# Given data:
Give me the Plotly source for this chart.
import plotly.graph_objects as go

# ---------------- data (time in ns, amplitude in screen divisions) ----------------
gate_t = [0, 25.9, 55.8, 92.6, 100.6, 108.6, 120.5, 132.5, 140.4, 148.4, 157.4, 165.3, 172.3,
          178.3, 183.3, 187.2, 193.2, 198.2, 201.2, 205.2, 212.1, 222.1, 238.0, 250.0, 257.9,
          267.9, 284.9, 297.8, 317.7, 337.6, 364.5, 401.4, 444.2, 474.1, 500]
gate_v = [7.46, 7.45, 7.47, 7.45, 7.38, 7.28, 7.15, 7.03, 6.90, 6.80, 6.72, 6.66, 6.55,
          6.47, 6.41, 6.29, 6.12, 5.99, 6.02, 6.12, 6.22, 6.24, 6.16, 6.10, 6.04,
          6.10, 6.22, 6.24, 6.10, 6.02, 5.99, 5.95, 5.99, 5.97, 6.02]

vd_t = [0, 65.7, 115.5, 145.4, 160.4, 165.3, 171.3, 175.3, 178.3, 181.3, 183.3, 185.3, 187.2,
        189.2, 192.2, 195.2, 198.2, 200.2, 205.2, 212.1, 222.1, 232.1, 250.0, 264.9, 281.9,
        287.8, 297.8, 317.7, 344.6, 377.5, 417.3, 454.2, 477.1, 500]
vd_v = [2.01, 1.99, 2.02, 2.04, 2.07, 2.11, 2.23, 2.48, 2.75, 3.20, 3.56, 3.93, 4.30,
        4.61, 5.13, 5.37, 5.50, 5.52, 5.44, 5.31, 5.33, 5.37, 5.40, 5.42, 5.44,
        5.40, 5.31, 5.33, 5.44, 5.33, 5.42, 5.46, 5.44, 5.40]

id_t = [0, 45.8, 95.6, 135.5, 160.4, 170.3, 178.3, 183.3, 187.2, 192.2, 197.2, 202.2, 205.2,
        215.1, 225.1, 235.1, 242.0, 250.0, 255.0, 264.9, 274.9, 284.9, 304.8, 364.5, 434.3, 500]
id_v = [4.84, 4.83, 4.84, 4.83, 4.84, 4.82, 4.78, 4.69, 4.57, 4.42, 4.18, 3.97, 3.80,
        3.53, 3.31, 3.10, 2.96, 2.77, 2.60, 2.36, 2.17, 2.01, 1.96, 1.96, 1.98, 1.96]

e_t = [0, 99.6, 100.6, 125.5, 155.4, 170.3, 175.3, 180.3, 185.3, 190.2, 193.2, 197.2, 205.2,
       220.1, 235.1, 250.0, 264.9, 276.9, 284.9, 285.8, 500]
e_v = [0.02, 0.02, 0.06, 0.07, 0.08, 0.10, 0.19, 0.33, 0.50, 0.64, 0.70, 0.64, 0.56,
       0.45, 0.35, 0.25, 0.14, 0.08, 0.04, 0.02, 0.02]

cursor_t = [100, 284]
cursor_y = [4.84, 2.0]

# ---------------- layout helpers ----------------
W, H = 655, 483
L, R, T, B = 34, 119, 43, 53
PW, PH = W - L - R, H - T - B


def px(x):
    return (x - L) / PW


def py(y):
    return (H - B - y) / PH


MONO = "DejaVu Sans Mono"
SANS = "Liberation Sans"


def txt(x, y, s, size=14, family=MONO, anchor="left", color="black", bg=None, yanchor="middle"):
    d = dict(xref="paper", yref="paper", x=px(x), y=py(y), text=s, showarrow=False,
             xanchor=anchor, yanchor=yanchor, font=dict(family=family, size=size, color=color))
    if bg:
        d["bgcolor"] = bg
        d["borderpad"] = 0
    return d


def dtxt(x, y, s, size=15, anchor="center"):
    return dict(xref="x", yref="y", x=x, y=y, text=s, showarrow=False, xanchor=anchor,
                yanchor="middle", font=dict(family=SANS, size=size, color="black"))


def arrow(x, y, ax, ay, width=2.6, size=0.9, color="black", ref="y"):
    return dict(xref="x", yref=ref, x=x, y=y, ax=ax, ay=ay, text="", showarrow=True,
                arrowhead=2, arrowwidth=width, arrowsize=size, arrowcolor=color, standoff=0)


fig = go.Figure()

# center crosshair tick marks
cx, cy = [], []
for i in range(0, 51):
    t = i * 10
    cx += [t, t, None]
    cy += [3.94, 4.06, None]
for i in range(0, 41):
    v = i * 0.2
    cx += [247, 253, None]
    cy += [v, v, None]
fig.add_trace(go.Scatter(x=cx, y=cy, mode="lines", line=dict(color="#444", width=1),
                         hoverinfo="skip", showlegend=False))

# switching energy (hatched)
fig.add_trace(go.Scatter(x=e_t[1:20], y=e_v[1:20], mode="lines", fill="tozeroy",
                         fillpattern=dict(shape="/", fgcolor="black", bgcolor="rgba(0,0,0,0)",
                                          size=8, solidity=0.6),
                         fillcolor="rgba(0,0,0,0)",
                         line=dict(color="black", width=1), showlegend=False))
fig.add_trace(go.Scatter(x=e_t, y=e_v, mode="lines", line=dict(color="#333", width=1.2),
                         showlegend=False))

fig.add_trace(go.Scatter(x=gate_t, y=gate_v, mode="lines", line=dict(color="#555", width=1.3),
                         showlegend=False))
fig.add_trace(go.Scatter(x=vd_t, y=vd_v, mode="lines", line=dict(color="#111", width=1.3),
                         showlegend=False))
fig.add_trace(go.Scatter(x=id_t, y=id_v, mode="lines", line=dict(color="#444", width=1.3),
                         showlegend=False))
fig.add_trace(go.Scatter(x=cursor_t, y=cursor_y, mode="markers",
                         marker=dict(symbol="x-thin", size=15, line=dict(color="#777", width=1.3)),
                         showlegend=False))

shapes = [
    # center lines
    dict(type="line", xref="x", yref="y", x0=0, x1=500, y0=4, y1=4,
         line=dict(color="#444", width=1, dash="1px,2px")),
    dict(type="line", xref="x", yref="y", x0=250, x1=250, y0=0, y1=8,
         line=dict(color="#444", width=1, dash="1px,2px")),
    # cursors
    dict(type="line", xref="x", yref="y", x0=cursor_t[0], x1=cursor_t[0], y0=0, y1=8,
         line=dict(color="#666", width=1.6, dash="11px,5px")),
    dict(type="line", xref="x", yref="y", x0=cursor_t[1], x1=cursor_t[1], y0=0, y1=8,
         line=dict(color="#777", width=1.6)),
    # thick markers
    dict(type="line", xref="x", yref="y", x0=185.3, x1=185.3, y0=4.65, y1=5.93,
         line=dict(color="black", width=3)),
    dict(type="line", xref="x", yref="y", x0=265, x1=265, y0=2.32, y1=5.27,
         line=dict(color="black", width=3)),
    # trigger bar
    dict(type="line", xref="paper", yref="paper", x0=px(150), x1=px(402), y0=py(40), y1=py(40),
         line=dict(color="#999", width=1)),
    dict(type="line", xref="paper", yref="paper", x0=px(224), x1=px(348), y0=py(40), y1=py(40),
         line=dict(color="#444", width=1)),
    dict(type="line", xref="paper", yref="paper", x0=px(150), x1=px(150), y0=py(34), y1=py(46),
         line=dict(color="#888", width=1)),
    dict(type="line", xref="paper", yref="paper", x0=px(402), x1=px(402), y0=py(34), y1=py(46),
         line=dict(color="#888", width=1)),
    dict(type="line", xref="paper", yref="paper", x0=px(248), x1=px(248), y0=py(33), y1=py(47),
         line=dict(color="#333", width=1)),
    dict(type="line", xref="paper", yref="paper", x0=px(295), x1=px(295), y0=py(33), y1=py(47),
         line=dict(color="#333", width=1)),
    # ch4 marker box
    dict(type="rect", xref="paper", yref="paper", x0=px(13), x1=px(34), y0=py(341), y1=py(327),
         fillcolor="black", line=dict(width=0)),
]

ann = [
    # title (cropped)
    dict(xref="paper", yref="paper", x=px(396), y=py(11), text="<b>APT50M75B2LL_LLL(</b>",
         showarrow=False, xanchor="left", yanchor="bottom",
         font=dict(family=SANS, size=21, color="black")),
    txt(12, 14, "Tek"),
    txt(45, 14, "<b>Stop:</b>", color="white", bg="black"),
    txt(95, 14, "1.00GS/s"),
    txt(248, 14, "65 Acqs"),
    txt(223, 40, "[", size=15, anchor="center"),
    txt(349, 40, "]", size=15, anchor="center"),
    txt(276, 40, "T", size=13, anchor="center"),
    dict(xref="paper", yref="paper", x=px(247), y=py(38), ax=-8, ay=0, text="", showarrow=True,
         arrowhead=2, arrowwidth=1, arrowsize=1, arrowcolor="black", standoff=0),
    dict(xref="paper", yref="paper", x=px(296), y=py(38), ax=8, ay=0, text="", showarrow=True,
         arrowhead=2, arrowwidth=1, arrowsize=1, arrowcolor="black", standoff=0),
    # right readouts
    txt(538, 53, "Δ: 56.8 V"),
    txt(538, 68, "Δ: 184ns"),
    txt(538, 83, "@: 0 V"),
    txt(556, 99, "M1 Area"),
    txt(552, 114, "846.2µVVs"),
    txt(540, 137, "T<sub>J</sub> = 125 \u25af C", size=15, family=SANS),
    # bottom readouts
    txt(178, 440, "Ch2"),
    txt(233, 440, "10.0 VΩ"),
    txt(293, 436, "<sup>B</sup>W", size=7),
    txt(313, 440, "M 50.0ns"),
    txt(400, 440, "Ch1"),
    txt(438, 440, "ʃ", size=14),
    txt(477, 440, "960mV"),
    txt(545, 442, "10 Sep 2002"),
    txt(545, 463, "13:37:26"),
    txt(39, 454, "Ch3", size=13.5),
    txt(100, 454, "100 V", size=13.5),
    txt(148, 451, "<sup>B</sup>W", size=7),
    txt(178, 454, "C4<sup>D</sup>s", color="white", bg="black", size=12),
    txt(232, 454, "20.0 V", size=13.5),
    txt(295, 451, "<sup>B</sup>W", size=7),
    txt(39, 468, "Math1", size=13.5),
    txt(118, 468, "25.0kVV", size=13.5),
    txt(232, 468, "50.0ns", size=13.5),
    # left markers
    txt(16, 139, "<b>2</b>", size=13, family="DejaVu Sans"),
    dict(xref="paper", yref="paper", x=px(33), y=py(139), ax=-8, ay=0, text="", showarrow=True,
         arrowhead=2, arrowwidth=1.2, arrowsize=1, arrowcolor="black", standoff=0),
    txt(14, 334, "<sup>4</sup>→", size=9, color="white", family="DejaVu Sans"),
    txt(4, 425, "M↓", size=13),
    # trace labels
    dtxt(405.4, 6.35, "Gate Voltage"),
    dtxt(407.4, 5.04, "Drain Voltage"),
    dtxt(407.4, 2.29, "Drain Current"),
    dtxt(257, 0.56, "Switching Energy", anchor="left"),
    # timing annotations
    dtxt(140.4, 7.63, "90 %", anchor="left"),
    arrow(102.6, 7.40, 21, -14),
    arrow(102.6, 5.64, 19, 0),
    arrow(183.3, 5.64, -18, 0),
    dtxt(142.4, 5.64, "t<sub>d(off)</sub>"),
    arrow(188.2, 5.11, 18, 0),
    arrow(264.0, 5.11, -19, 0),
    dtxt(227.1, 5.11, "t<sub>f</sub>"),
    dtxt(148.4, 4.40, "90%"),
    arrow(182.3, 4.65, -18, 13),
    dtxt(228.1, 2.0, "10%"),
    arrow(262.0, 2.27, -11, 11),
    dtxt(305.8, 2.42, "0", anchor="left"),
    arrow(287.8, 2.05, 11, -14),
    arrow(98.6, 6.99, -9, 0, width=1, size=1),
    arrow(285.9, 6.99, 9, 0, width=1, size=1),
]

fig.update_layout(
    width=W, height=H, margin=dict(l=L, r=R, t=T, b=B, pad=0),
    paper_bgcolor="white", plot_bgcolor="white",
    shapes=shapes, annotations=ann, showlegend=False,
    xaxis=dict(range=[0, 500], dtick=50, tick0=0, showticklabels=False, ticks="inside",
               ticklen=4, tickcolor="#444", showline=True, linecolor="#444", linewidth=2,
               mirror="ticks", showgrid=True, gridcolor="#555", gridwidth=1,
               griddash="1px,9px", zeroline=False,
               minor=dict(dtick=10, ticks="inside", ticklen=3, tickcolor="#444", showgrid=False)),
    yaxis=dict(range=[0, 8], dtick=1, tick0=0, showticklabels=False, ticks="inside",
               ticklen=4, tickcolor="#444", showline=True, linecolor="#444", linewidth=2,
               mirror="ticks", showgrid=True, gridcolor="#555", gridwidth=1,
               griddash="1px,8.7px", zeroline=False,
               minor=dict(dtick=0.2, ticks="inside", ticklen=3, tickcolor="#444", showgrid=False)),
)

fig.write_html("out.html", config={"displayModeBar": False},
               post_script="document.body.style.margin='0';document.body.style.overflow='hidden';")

...

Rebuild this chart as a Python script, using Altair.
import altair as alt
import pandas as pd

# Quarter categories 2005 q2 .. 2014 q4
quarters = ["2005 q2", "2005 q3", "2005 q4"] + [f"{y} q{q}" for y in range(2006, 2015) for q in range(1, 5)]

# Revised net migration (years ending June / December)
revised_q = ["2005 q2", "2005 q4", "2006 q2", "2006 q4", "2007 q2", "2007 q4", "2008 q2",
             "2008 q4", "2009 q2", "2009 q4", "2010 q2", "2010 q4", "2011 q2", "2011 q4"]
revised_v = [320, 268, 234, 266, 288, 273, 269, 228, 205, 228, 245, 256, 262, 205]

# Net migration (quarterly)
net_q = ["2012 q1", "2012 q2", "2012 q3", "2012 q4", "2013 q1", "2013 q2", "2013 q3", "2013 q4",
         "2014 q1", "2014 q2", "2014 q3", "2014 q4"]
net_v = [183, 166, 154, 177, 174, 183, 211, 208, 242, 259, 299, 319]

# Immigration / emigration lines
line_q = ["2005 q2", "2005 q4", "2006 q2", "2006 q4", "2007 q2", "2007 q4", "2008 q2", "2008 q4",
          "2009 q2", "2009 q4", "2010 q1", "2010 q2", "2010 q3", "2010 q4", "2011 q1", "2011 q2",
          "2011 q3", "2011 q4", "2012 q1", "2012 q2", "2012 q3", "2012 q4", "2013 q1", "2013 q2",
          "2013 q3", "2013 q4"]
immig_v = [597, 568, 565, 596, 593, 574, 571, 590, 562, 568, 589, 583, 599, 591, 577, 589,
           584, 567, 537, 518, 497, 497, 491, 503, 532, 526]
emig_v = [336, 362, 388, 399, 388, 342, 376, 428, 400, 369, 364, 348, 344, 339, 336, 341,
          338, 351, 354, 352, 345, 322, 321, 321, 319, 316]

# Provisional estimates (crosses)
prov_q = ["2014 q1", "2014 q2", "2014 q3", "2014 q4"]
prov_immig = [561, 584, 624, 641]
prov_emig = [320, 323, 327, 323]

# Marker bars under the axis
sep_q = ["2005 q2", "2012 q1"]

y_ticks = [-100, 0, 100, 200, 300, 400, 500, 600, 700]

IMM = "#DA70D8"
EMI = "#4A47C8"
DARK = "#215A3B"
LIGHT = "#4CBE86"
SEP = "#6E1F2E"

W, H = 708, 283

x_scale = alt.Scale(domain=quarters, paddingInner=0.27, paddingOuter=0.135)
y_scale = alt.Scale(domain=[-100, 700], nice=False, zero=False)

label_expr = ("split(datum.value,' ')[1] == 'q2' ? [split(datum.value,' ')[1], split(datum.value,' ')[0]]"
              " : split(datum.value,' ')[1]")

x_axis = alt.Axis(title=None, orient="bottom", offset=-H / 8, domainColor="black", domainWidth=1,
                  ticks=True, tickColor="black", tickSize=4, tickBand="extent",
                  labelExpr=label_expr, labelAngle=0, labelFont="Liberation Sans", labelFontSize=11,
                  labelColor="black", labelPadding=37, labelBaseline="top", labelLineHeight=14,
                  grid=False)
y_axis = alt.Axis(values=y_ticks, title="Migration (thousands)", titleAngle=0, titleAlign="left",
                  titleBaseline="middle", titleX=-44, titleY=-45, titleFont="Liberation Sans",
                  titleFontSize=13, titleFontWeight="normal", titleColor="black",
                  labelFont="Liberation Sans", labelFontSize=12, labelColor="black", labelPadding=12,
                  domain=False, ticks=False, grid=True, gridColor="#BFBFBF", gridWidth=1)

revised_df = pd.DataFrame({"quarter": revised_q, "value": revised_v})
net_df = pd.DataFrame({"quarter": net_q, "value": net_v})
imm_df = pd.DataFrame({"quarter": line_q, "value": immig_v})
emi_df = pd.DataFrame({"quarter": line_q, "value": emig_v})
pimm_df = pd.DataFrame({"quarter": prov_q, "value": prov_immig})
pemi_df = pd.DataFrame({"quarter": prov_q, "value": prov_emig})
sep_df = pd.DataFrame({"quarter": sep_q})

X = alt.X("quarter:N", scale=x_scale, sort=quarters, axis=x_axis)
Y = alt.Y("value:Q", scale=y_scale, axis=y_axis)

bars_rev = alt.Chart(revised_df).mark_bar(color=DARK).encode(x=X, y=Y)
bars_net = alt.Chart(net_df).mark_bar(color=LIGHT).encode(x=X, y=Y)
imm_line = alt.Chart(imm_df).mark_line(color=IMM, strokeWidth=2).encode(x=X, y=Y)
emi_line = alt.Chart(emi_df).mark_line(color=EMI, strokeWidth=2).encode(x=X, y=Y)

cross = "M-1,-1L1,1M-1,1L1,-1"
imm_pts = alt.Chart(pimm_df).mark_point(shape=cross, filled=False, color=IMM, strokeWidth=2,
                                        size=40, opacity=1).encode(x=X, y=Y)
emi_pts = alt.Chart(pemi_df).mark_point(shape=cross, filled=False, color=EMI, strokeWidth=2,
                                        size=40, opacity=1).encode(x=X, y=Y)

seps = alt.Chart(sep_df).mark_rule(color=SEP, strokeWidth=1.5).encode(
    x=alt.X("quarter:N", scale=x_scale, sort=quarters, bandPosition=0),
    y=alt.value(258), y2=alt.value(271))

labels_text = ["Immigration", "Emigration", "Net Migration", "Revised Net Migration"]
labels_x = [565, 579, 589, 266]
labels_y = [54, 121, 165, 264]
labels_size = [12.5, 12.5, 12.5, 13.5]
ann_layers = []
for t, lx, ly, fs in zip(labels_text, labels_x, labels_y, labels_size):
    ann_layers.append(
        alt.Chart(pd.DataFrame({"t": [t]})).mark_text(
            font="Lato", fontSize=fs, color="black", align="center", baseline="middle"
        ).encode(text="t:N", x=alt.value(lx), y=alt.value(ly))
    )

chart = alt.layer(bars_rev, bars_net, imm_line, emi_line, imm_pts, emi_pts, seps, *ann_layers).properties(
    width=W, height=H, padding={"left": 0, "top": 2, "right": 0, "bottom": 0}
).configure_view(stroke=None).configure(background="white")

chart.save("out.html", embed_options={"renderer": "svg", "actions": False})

# What needs to be done:
Give back exactly the lines from the line that has "Rebuild this chart" to the line that has "in range(1, 5)]", both included, and leave out all others.

# Full output:
Rebuild this chart as a Python script, using Altair.
import altair as alt
import pandas as pd

# Quarter categories 2005 q2 .. 2014 q4
quarters = ["2005 q2", "2005 q3", "2005 q4"] + [f"{y} q{q}" for y in range(2006, 2015) for q in range(1, 5)]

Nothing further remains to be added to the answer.